**What needs to be done:**
Output exactly the lines from the first one down to the line containing "Cell, Pie, PieChart", inclusive.
━━━━━━━━━━━━━━━━━━━━
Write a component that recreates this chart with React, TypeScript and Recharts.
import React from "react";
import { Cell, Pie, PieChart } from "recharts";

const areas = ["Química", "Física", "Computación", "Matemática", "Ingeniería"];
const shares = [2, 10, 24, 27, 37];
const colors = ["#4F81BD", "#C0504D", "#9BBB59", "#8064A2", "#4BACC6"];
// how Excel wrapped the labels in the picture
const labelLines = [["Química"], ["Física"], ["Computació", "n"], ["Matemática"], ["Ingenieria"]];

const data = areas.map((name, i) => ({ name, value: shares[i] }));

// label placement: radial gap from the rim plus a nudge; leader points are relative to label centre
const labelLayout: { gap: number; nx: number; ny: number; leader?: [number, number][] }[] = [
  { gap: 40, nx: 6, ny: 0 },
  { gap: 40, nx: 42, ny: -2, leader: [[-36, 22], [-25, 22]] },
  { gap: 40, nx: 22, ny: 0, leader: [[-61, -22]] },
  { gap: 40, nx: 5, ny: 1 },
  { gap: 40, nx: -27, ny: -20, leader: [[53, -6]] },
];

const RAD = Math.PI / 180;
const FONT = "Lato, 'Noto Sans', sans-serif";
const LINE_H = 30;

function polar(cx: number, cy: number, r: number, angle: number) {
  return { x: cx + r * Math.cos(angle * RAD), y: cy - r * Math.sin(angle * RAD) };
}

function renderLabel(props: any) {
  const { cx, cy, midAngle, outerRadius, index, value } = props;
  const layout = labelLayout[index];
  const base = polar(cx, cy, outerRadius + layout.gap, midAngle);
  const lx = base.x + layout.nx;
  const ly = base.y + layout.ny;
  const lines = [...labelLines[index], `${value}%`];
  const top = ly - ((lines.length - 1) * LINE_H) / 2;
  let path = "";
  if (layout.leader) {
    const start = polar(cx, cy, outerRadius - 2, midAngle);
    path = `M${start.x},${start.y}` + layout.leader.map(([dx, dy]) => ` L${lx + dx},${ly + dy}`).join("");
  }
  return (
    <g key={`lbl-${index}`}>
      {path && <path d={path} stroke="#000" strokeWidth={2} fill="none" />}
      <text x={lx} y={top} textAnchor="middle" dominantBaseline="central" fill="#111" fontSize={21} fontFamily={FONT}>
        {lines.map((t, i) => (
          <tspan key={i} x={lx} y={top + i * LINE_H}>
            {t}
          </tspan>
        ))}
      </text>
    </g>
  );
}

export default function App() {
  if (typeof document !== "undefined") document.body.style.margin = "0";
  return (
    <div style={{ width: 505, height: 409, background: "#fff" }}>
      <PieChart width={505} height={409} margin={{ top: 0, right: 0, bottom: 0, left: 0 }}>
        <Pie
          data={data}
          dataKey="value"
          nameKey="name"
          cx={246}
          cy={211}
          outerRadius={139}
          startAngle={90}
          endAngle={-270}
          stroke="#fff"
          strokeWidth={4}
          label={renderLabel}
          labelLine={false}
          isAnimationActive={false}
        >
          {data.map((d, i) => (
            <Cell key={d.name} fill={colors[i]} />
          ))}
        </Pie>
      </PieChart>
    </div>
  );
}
━━━━━━━━━━━━━━━━━━━━
**Solution to this exercise:**
Write a component that recreates this chart with React, TypeScript and Recharts.
import React from "react";
import { Cell, Pie, PieChart } from "recharts";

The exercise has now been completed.